While Queen Camilla has found redemption and affection among the British populace, Simpson died alone, exiled and disgraced in Paris, in 1986. The disparity between their fates is simple at a glance — Charles became king — but vastly more complex when the layers are unpeeled. According to Pasternak (who has sold the film rights of her book; watch this space), Lascelles, along with Stanley Baldwin, a statesman who dominated the government between the wars, and the Archbishop of Canterbury Cosmo Lang, “all had vested interests in annihilating Wallis’s character. None of these men wanted Edward, whom they considered weak and ill-disciplined, on the throne, and they used Wallis as the excuse to rid England of a man they deemed unfit to rule.” After the abdication, according to Pasternak, Simpson wrote to Edward: “It is the politicians whose game it is to have you forgotten and to build up the puppet they have placed on the throne. I was the convenient tool in their hands to use to get rid of you, and how they used it!” If that sounds more than a little paranoid, consider the findings of the historian Andrew Lownie in a more recent examination of the abdication, Traitor King, which came out in 2022. “The revisionist view is my view, which was that he was manoeuvred off the throne because they were desperate to get rid of him,” he has said, according to Vanity Fair. 
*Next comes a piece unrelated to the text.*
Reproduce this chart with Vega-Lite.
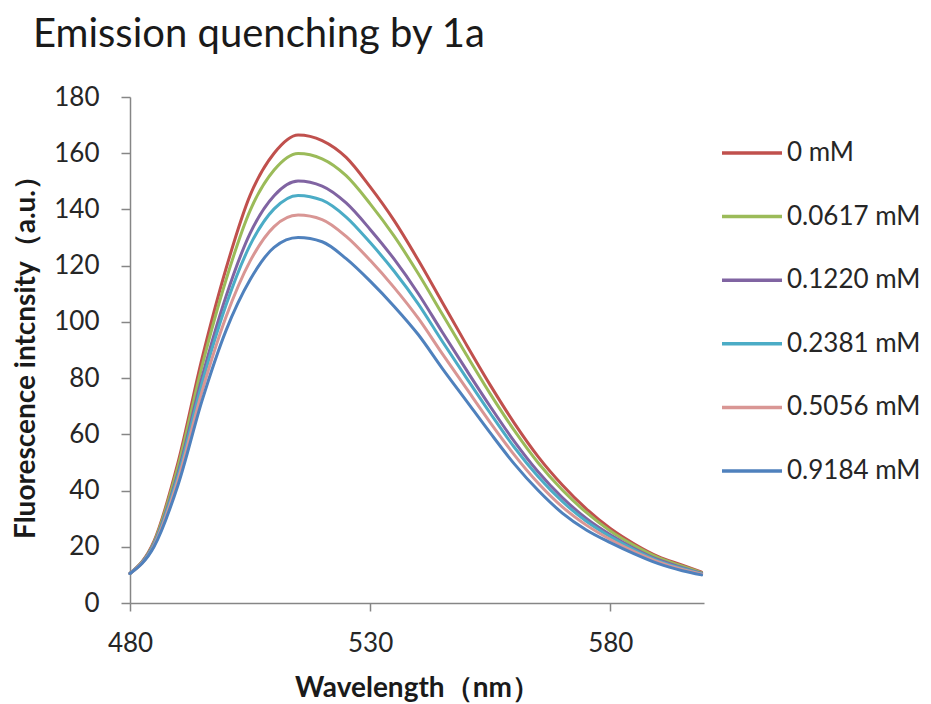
{
  "$schema": "https://vega.github.io/schema/vega-lite/v6.json",
  "width": 574,
  "height": 506,
  "autosize": {"type": "none"},
  "padding": {"left": 130, "top": 97, "right": 227, "bottom": 101},
  "background": "white",
  "title": {
    "text": "Emission quenching by 1a",
    "anchor": "start",
    "frame": "group",
    "dx": -97,
    "offset": 29,
    "font": "Lato",
    "fontSize": 40,
    "fontWeight": "normal",
    "color": "#1a1a1a"
  },
  "config": {
    "view": {"stroke": null},
    "font": "Lato"
  },
  "datasets": {
    "spectra": [
      {"c": "0 mM", "w": 480, "v": 10.5}, {"c": "0 mM", "w": 485, "v": 22}, {"c": "0 mM", "w": 490, "v": 50}, {"c": "0 mM", "w": 495, "v": 87}, {"c": "0 mM", "w": 500, "v": 119}, {"c": "0 mM", "w": 505, "v": 145}, {"c": "0 mM", "w": 510, "v": 160}, {"c": "0 mM", "w": 515, "v": 166.5}, {"c": "0 mM", "w": 520, "v": 164.5}, {"c": "0 mM", "w": 525, "v": 158.5}, {"c": "0 mM", "w": 530, "v": 148}, {"c": "0 mM", "w": 535, "v": 136}, {"c": "0 mM", "w": 540, "v": 122}, {"c": "0 mM", "w": 545, "v": 107}, {"c": "0 mM", "w": 550, "v": 92}, {"c": "0 mM", "w": 555, "v": 77.5}, {"c": "0 mM", "w": 560, "v": 64}, {"c": "0 mM", "w": 565, "v": 52}, {"c": "0 mM", "w": 570, "v": 42}, {"c": "0 mM", "w": 575, "v": 33.5}, {"c": "0 mM", "w": 580, "v": 26.5}, {"c": "0 mM", "w": 585, "v": 21}, {"c": "0 mM", "w": 590, "v": 16.5}, {"c": "0 mM", "w": 595, "v": 13.5}, {"c": "0 mM", "w": 599, "v": 11},
      {"c": "0.0617 mM", "w": 480, "v": 10.5}, {"c": "0.0617 mM", "w": 485, "v": 21.6}, {"c": "0.0617 mM", "w": 490, "v": 48.6}, {"c": "0.0617 mM", "w": 495, "v": 84.3}, {"c": "0.0617 mM", "w": 500, "v": 115}, {"c": "0.0617 mM", "w": 505, "v": 139.6}, {"c": "0.0617 mM", "w": 510, "v": 154}, {"c": "0.0617 mM", "w": 515, "v": 159.9}, {"c": "0.0617 mM", "w": 520, "v": 158}, {"c": "0.0617 mM", "w": 525, "v": 152}, {"c": "0.0617 mM", "w": 530, "v": 142}, {"c": "0.0617 mM", "w": 535, "v": 130.5}, {"c": "0.0617 mM", "w": 540, "v": 117.2}, {"c": "0.0617 mM", "w": 545, "v": 102.8}, {"c": "0.0617 mM", "w": 550, "v": 88.4}, {"c": "0.0617 mM", "w": 555, "v": 74.4}, {"c": "0.0617 mM", "w": 560, "v": 61.4}, {"c": "0.0617 mM", "w": 565, "v": 49.8}, {"c": "0.0617 mM", "w": 570, "v": 40.2}, {"c": "0.0617 mM", "w": 575, "v": 32.2}, {"c": "0.0617 mM", "w": 580, "v": 25.6}, {"c": "0.0617 mM", "w": 585, "v": 20.4}, {"c": "0.0617 mM", "w": 590, "v": 16.1}, {"c": "0.0617 mM", "w": 595, "v": 13.1}, {"c": "0.0617 mM", "w": 599, "v": 10.8},
      {"c": "0.1220 mM", "w": 480, "v": 10.5}, {"c": "0.1220 mM", "w": 485, "v": 21.1}, {"c": "0.1220 mM", "w": 490, "v": 46.4}, {"c": "0.1220 mM", "w": 495, "v": 80.3}, {"c": "0.1220 mM", "w": 500, "v": 109.1}, {"c": "0.1220 mM", "w": 505, "v": 131.5}, {"c": "0.1220 mM", "w": 510, "v": 144.9}, {"c": "0.1220 mM", "w": 515, "v": 150.1}, {"c": "0.1220 mM", "w": 520, "v": 148.3}, {"c": "0.1220 mM", "w": 525, "v": 142.3}, {"c": "0.1220 mM", "w": 530, "v": 132.9}, {"c": "0.1220 mM", "w": 535, "v": 122.3}, {"c": "0.1220 mM", "w": 540, "v": 110.1}, {"c": "0.1220 mM", "w": 545, "v": 96.4}, {"c": "0.1220 mM", "w": 550, "v": 83}, {"c": "0.1220 mM", "w": 555, "v": 69.9}, {"c": "0.1220 mM", "w": 560, "v": 57.5}, {"c": "0.1220 mM", "w": 565, "v": 46.6}, {"c": "0.1220 mM", "w": 570, "v": 37.5}, {"c": "0.1220 mM", "w": 575, "v": 30.1}, {"c": "0.1220 mM", "w": 580, "v": 24.3}, {"c": "0.1220 mM", "w": 585, "v": 19.4}, {"c": "0.1220 mM", "w": 590, "v": 15.4}, {"c": "0.1220 mM", "w": 595, "v": 12.6}, {"c": "0.1220 mM", "w": 599, "v": 10.6},
      {"c": "0.2381 mM", "w": 480, "v": 10.5}, {"c": "0.2381 mM", "w": 485, "v": 20.8}, {"c": "0.2381 mM", "w": 490, "v": 45.3}, {"c": "0.2381 mM", "w": 495, "v": 78.2}, {"c": "0.2381 mM", "w": 500, "v": 106}, {"c": "0.2381 mM", "w": 505, "v": 127.3}, {"c": "0.2381 mM", "w": 510, "v": 140.2}, {"c": "0.2381 mM", "w": 515, "v": 145}, {"c": "0.2381 mM", "w": 520, "v": 143.3}, {"c": "0.2381 mM", "w": 525, "v": 137.3}, {"c": "0.2381 mM", "w": 530, "v": 128.2}, {"c": "0.2381 mM", "w": 535, "v": 118}, {"c": "0.2381 mM", "w": 540, "v": 106.4}, {"c": "0.2381 mM", "w": 545, "v": 93.1}, {"c": "0.2381 mM", "w": 550, "v": 80.2}, {"c": "0.2381 mM", "w": 555, "v": 67.5}, {"c": "0.2381 mM", "w": 560, "v": 55.4}, {"c": "0.2381 mM", "w": 565, "v": 44.9}, {"c": "0.2381 mM", "w": 570, "v": 36.1}, {"c": "0.2381 mM", "w": 575, "v": 29.1}, {"c": "0.2381 mM", "w": 580, "v": 23.6}, {"c": "0.2381 mM", "w": 585, "v": 18.9}, {"c": "0.2381 mM", "w": 590, "v": 15}, {"c": "0.2381 mM", "w": 595, "v": 12.3}, {"c": "0.2381 mM", "w": 599, "v": 10.4},
      {"c": "0.5056 mM", "w": 480, "v": 10.5}, {"c": "0.5056 mM", "w": 485, "v": 20.4}, {"c": "0.5056 mM", "w": 490, "v": 43.8}, {"c": "0.5056 mM", "w": 495, "v": 75.3}, {"c": "0.5056 mM", "w": 500, "v": 101.8}, {"c": "0.5056 mM", "w": 505, "v": 121.6}, {"c": "0.5056 mM", "w": 510, "v": 133.9}, {"c": "0.5056 mM", "w": 515, "v": 138}, {"c": "0.5056 mM", "w": 520, "v": 136.4}, {"c": "0.5056 mM", "w": 525, "v": 130.4}, {"c": "0.5056 mM", "w": 530, "v": 121.9}, {"c": "0.5056 mM", "w": 535, "v": 112.2}, {"c": "0.5056 mM", "w": 540, "v": 101.3}, {"c": "0.5056 mM", "w": 545, "v": 88.7}, {"c": "0.5056 mM", "w": 550, "v": 76.4}, {"c": "0.5056 mM", "w": 555, "v": 64.2}, {"c": "0.5056 mM", "w": 560, "v": 52.7}, {"c": "0.5056 mM", "w": 565, "v": 42.6}, {"c": "0.5056 mM", "w": 570, "v": 34.2}, {"c": "0.5056 mM", "w": 575, "v": 27.7}, {"c": "0.5056 mM", "w": 580, "v": 22.6}, {"c": "0.5056 mM", "w": 585, "v": 18.3}, {"c": "0.5056 mM", "w": 590, "v": 14.6}, {"c": "0.5056 mM", "w": 595, "v": 11.9}, {"c": "0.5056 mM", "w": 599, "v": 10.2},
      {"c": "0.9184 mM", "w": 480, "v": 10.5}, {"c": "0.9184 mM", "w": 485, "v": 20}, {"c": "0.9184 mM", "w": 490, "v": 42}, {"c": "0.9184 mM", "w": 495, "v": 72}, {"c": "0.9184 mM", "w": 500, "v": 97}, {"c": "0.9184 mM", "w": 505, "v": 115}, {"c": "0.9184 mM", "w": 510, "v": 126.5}, {"c": "0.9184 mM", "w": 515, "v": 130}, {"c": "0.9184 mM", "w": 520, "v": 128.5}, {"c": "0.9184 mM", "w": 525, "v": 122.5}, {"c": "0.9184 mM", "w": 530, "v": 114.5}, {"c": "0.9184 mM", "w": 535, "v": 105.5}, {"c": "0.9184 mM", "w": 540, "v": 95.5}, {"c": "0.9184 mM", "w": 545, "v": 83.5}, {"c": "0.9184 mM", "w": 550, "v": 72}, {"c": "0.9184 mM", "w": 555, "v": 60.5}, {"c": "0.9184 mM", "w": 560, "v": 49.5}, {"c": "0.9184 mM", "w": 565, "v": 40}, {"c": "0.9184 mM", "w": 570, "v": 32}, {"c": "0.9184 mM", "w": 575, "v": 26}, {"c": "0.9184 mM", "w": 580, "v": 21.5}, {"c": "0.9184 mM", "w": 585, "v": 17.5}, {"c": "0.9184 mM", "w": 590, "v": 14}, {"c": "0.9184 mM", "w": 595, "v": 11.5}, {"c": "0.9184 mM", "w": 599, "v": 10}
    ]
  },
  "data": {"name": "spectra"},
  "mark": {"type": "line", "interpolate": "monotone", "strokeWidth": 3, "strokeCap": "round"},
  "encoding": {
    "x": {
      "field": "w",
      "type": "quantitative",
      "scale": {"domain": [480, 599.5], "nice": false, "zero": false},
      "axis": {
        "title": "Wavelength（nm）",
        "values": [480, 530, 580],
        "grid": false,
        "labelFlush": false,
        "domainColor": "#868686",
        "domainWidth": 1.5,
        "tickColor": "#868686",
        "tickWidth": 1.5,
        "tickSize": 8,
        "labelFont": "Lato",
        "labelFontSize": 26,
        "labelColor": "#262626",
        "labelPadding": 19,
        "titleFont": "Lato",
        "titleFontSize": 28,
        "titleFontWeight": "bold",
        "titleColor": "#1a1a1a",
        "titlePadding": 18
      }
    },
    "y": {
      "field": "v",
      "type": "quantitative",
      "scale": {"domain": [0, 180], "nice": false},
      "axis": {
        "title": "Fluorescence intcnsity（a.u.）",
        "values": [0, 20, 40, 60, 80, 100, 120, 140, 160, 180],
        "grid": false,
        "labelFlush": false,
        "domainColor": "#868686",
        "domainWidth": 1.5,
        "tickColor": "#868686",
        "tickWidth": 1.5,
        "tickSize": 9,
        "labelFont": "Lato",
        "labelFontSize": 26,
        "labelColor": "#262626",
        "labelPadding": 22,
        "titleFont": "Lato",
        "titleFontSize": 28,
        "titleFontWeight": "bold",
        "titleColor": "#1a1a1a",
        "titlePadding": 13
      }
    },
    "color": {
      "field": "c",
      "type": "nominal",
      "sort": ["0 mM", "0.0617 mM", "0.1220 mM", "0.2381 mM", "0.5056 mM", "0.9184 mM"],
      "scale": {
        "domain": ["0 mM", "0.0617 mM", "0.1220 mM", "0.2381 mM", "0.5056 mM", "0.9184 mM"],
        "range": ["#C0504D", "#9BBB59", "#8064A2", "#4BACC6", "#D99694", "#4F81BD"]
      },
      "legend": {
        "title": null,
        "orient": "none",
        "legendX": 590,
        "legendY": 24,
        "symbolType": "stroke",
        "symbolSize": 3600,
        "symbolStrokeWidth": 3.5,
        "rowPadding": 18.6,
        "labelFont": "Lato",
        "labelFontSize": 26,
        "labelColor": "#262626",
        "labelOffset": 3,
        "labelLimit": 200
      }
    }
  }
}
Which all brings us to a potentially devastating proviso — one that (euphemism alert) severely complicates any reasoned defence of Simpson. Lownie’s book is based on his scrutiny of German government documents found by the American military just before the end of world war II, as well as F.B.I. and State department documents and various other sources, that investigated the contact between the fleeing duke and duchess and German agents and officials. Why were British senior figures, to return to Lownie’s words, “desperate to get rid of him”? “[Simpson’s] detractors continue to screech that she was a Nazi sympathiser and traitor,” Pasternak wrote in that same newspaper piece, “yet her friends and eminent historians, such as Hugo Vickers and Philip Ziegler, are adamant that there is no evidence of Nazi conspiracy.”